Supplied information:
>> begin

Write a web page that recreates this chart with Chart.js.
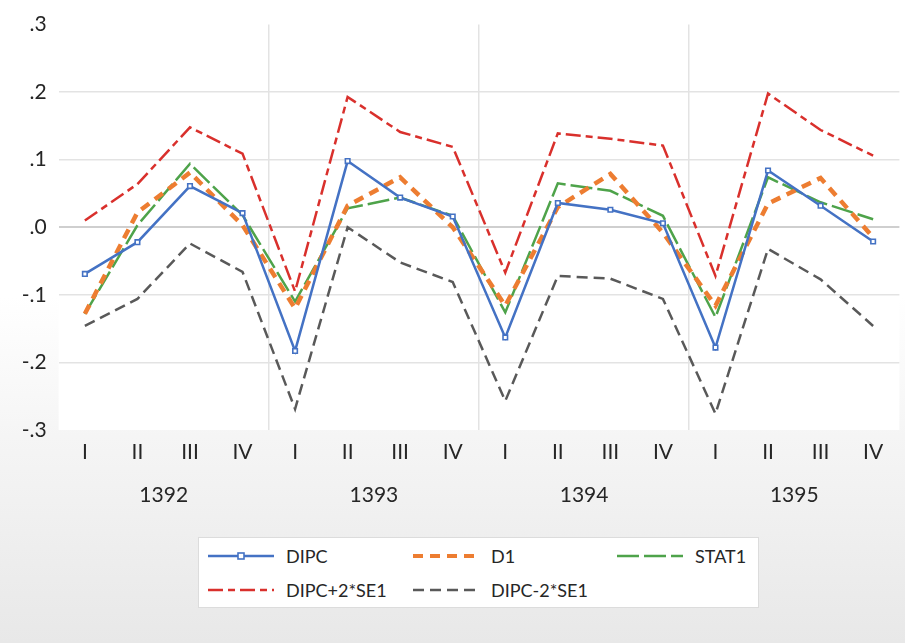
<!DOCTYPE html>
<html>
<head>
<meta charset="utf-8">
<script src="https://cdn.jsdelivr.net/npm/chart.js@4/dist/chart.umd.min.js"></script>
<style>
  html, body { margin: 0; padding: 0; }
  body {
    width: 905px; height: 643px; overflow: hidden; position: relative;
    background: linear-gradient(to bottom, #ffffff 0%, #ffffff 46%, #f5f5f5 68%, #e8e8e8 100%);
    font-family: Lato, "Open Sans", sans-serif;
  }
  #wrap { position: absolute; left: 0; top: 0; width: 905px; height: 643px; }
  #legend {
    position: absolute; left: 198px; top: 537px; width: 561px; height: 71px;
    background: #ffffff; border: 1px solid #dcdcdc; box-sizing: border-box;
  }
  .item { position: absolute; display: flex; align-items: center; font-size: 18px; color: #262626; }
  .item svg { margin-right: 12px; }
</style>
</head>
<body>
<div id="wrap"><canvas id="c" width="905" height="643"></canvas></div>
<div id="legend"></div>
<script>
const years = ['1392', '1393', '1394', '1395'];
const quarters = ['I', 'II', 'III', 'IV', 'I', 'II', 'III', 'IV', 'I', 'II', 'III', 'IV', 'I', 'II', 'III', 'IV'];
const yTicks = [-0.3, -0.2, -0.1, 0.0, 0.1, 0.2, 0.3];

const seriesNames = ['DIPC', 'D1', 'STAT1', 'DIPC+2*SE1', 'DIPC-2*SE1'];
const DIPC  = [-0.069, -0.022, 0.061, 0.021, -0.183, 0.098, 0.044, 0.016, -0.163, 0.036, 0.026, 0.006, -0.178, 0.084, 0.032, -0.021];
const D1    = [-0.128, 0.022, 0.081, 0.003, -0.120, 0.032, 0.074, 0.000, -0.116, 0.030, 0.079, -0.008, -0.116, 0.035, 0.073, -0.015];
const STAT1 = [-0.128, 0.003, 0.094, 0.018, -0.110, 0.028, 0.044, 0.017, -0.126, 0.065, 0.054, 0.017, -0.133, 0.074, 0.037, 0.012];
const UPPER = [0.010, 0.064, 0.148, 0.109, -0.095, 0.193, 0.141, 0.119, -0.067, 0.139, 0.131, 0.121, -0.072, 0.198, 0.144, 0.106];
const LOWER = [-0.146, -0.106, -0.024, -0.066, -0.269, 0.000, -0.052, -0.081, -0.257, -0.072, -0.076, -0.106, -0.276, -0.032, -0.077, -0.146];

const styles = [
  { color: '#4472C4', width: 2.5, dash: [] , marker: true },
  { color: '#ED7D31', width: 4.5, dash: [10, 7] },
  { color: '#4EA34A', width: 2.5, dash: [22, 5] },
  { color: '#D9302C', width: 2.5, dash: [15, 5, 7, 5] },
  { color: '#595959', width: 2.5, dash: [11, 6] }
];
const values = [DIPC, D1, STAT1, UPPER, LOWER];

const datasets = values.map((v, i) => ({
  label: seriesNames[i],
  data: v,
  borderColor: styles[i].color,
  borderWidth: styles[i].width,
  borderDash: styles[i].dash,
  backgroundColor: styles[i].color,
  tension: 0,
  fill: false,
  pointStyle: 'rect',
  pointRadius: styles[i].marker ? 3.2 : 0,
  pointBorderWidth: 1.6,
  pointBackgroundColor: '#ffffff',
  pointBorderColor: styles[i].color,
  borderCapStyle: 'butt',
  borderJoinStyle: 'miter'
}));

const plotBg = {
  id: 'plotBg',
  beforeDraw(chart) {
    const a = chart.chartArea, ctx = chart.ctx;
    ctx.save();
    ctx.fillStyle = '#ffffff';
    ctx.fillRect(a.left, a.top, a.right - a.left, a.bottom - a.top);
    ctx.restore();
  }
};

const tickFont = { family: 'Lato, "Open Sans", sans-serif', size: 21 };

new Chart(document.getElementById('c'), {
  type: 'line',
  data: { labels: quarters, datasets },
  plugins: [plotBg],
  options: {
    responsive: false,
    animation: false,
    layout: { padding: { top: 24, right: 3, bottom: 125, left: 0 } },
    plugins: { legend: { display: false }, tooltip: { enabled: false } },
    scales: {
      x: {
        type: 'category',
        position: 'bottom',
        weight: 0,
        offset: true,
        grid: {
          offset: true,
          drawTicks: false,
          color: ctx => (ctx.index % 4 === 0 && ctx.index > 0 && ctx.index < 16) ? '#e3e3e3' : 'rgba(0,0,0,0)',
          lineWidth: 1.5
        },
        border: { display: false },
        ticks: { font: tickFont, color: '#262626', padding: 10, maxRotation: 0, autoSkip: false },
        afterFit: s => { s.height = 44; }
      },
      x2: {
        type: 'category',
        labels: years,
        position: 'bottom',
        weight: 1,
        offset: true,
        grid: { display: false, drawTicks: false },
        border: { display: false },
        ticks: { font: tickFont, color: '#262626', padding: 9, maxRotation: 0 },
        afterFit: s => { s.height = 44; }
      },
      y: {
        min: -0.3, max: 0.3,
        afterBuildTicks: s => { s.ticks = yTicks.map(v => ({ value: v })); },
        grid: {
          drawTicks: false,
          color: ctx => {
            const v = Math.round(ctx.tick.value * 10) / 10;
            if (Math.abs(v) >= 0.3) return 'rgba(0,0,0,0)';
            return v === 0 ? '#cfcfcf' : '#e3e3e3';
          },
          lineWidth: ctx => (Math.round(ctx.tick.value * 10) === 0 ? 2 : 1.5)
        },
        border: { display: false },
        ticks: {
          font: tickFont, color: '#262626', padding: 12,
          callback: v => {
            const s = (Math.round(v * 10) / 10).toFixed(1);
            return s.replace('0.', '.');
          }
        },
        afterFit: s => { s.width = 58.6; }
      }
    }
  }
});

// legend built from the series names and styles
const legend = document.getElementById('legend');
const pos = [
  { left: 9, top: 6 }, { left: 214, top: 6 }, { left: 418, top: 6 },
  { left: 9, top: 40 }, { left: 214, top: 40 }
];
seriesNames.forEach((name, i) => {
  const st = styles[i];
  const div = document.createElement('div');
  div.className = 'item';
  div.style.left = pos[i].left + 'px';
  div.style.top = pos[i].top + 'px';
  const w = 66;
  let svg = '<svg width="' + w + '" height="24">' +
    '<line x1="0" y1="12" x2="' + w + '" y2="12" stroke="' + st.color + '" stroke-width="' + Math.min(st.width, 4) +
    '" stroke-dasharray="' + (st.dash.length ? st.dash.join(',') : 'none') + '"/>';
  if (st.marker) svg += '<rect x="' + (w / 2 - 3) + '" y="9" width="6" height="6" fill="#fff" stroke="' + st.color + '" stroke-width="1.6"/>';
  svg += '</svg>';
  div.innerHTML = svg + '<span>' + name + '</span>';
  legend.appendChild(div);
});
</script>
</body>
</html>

>> end

What you will do:
Reproduce the full listing above verbatim, with no pictures included.

Exercise answer:
Write a web page that recreates this chart with Chart.js.
<!DOCTYPE html>
<html>
<head>
<meta charset="utf-8">
<script src="https://cdn.jsdelivr.net/npm/chart.js@4/dist/chart.umd.min.js"></script>
<style>
  html, body { margin: 0; padding: 0; }
  body {
    width: 905px; height: 643px; overflow: hidden; position: relative;
    background: linear-gradient(to bottom, #ffffff 0%, #ffffff 46%, #f5f5f5 68%, #e8e8e8 100%);
    font-family: Lato, "Open Sans", sans-serif;
  }
  #wrap { position: absolute; left: 0; top: 0; width: 905px; height: 643px; }
  #legend {
    position: absolute; left: 198px; top: 537px; width: 561px; height: 71px;
    background: #ffffff; border: 1px solid #dcdcdc; box-sizing: border-box;
  }
  .item { position: absolute; display: flex; align-items: center; font-size: 18px; color: #262626; }
  .item svg { margin-right: 12px; }
</style>
</head>
<body>
<div id="wrap"><canvas id="c" width="905" height="643"></canvas></div>
<div id="legend"></div>
<script>
const years = ['1392', '1393', '1394', '1395'];
const quarters = ['I', 'II', 'III', 'IV', 'I', 'II', 'III', 'IV', 'I', 'II', 'III', 'IV', 'I', 'II', 'III', 'IV'];
const yTicks = [-0.3, -0.2, -0.1, 0.0, 0.1, 0.2, 0.3];

const seriesNames = ['DIPC', 'D1', 'STAT1', 'DIPC+2*SE1', 'DIPC-2*SE1'];
const DIPC  = [-0.069, -0.022, 0.061, 0.021, -0.183, 0.098, 0.044, 0.016, -0.163, 0.036, 0.026, 0.006, -0.178, 0.084, 0.032, -0.021];
const D1    = [-0.128, 0.022, 0.081, 0.003, -0.120, 0.032, 0.074, 0.000, -0.116, 0.030, 0.079, -0.008, -0.116, 0.035, 0.073, -0.015];
const STAT1 = [-0.128, 0.003, 0.094, 0.018, -0.110, 0.028, 0.044, 0.017, -0.126, 0.065, 0.054, 0.017, -0.133, 0.074, 0.037, 0.012];
const UPPER = [0.010, 0.064, 0.148, 0.109, -0.095, 0.193, 0.141, 0.119, -0.067, 0.139, 0.131, 0.121, -0.072, 0.198, 0.144, 0.106];
const LOWER = [-0.146, -0.106, -0.024, -0.066, -0.269, 0.000, -0.052, -0.081, -0.257, -0.072, -0.076, -0.106, -0.276, -0.032, -0.077, -0.146];

const styles = [
  { color: '#4472C4', width: 2.5, dash: [] , marker: true },
  { color: '#ED7D31', width: 4.5, dash: [10, 7] },
  { color: '#4EA34A', width: 2.5, dash: [22, 5] },
  { color: '#D9302C', width: 2.5, dash: [15, 5, 7, 5] },
  { color: '#595959', width: 2.5, dash: [11, 6] }
];
const values = [DIPC, D1, STAT1, UPPER, LOWER];

const datasets = values.map((v, i) => ({
  label: seriesNames[i],
  data: v,
  borderColor: styles[i].color,
  borderWidth: styles[i].width,
  borderDash: styles[i].dash,
  backgroundColor: styles[i].color,
  tension: 0,
  fill: false,
  pointStyle: 'rect',
  pointRadius: styles[i].marker ? 3.2 : 0,
  pointBorderWidth: 1.6,
  pointBackgroundColor: '#ffffff',
  pointBorderColor: styles[i].color,
  borderCapStyle: 'butt',
  borderJoinStyle: 'miter'
}));

const plotBg = {
  id: 'plotBg',
  beforeDraw(chart) {
    const a = chart.chartArea, ctx = chart.ctx;
    ctx.save();
    ctx.fillStyle = '#ffffff';
    ctx.fillRect(a.left, a.top, a.right - a.left, a.bottom - a.top);
    ctx.restore();
  }
};

const tickFont = { family: 'Lato, "Open Sans", sans-serif', size: 21 };

new Chart(document.getElementById('c'), {
  type: 'line',
  data: { labels: quarters, datasets },
  plugins: [plotBg],
  options: {
    responsive: false,
    animation: false,
    layout: { padding: { top: 24, right: 3, bottom: 125, left: 0 } },
    plugins: { legend: { display: false }, tooltip: { enabled: false } },
    scales: {
      x: {
        type: 'category',
        position: 'bottom',
        weight: 0,
        offset: true,
        grid: {
          offset: true,
          drawTicks: false,
          color: ctx => (ctx.index % 4 === 0 && ctx.index > 0 && ctx.index < 16) ? '#e3e3e3' : 'rgba(0,0,0,0)',
          lineWidth: 1.5
        },
        border: { display: false },
        ticks: { font: tickFont, color: '#262626', padding: 10, maxRotation: 0, autoSkip: false },
        afterFit: s => { s.height = 44; }
      },
      x2: {
        type: 'category',
        labels: years,
        position: 'bottom',
        weight: 1,
        offset: true,
        grid: { display: false, drawTicks: false },
        border: { display: false },
        ticks: { font: tickFont, color: '#262626', padding: 9, maxRotation: 0 },
        afterFit: s => { s.height = 44; }
      },
      y: {
        min: -0.3, max: 0.3,
        afterBuildTicks: s => { s.ticks = yTicks.map(v => ({ value: v })); },
        grid: {
          drawTicks: false,
          color: ctx => {
            const v = Math.round(ctx.tick.value * 10) / 10;
            if (Math.abs(v) >= 0.3) return 'rgba(0,0,0,0)';
            return v === 0 ? '#cfcfcf' : '#e3e3e3';
          },
          lineWidth: ctx => (Math.round(ctx.tick.value * 10) === 0 ? 2 : 1.5)
        },
        border: { display: false },
        ticks: {
          font: tickFont, color: '#262626', padding: 12,
          callback: v => {
            const s = (Math.round(v * 10) / 10).toFixed(1);
            return s.replace('0.', '.');
          }
        },
        afterFit: s => { s.width = 58.6; }
      }
    }
  }
});

// legend built from the series names and styles
const legend = document.getElementById('legend');
const pos = [
  { left: 9, top: 6 }, { left: 214, top: 6 }, { left: 418, top: 6 },
  { left: 9, top: 40 }, { left: 214, top: 40 }
];
seriesNames.forEach((name, i) => {
  const st = styles[i];
  const div = document.createElement('div');
  div.className = 'item';
  div.style.left = pos[i].left + 'px';
  div.style.top = pos[i].top + 'px';
  const w = 66;
  let svg = '<svg width="' + w + '" height="24">' +
    '<line x1="0" y1="12" x2="' + w + '" y2="12" stroke="' + st.color + '" stroke-width="' + Math.min(st.width, 4) +
    '" stroke-dasharray="' + (st.dash.length ? st.dash.join(',') : 'none') + '"/>';
  if (st.marker) svg += '<rect x="' + (w / 2 - 3) + '" y="9" width="6" height="6" fill="#fff" stroke="' + st.color + '" stroke-width="1.6"/>';
  svg += '</svg>';
  div.innerHTML = svg + '<span>' + name + '</span>';
  legend.appendChild(div);
});
</script>
</body>
</html>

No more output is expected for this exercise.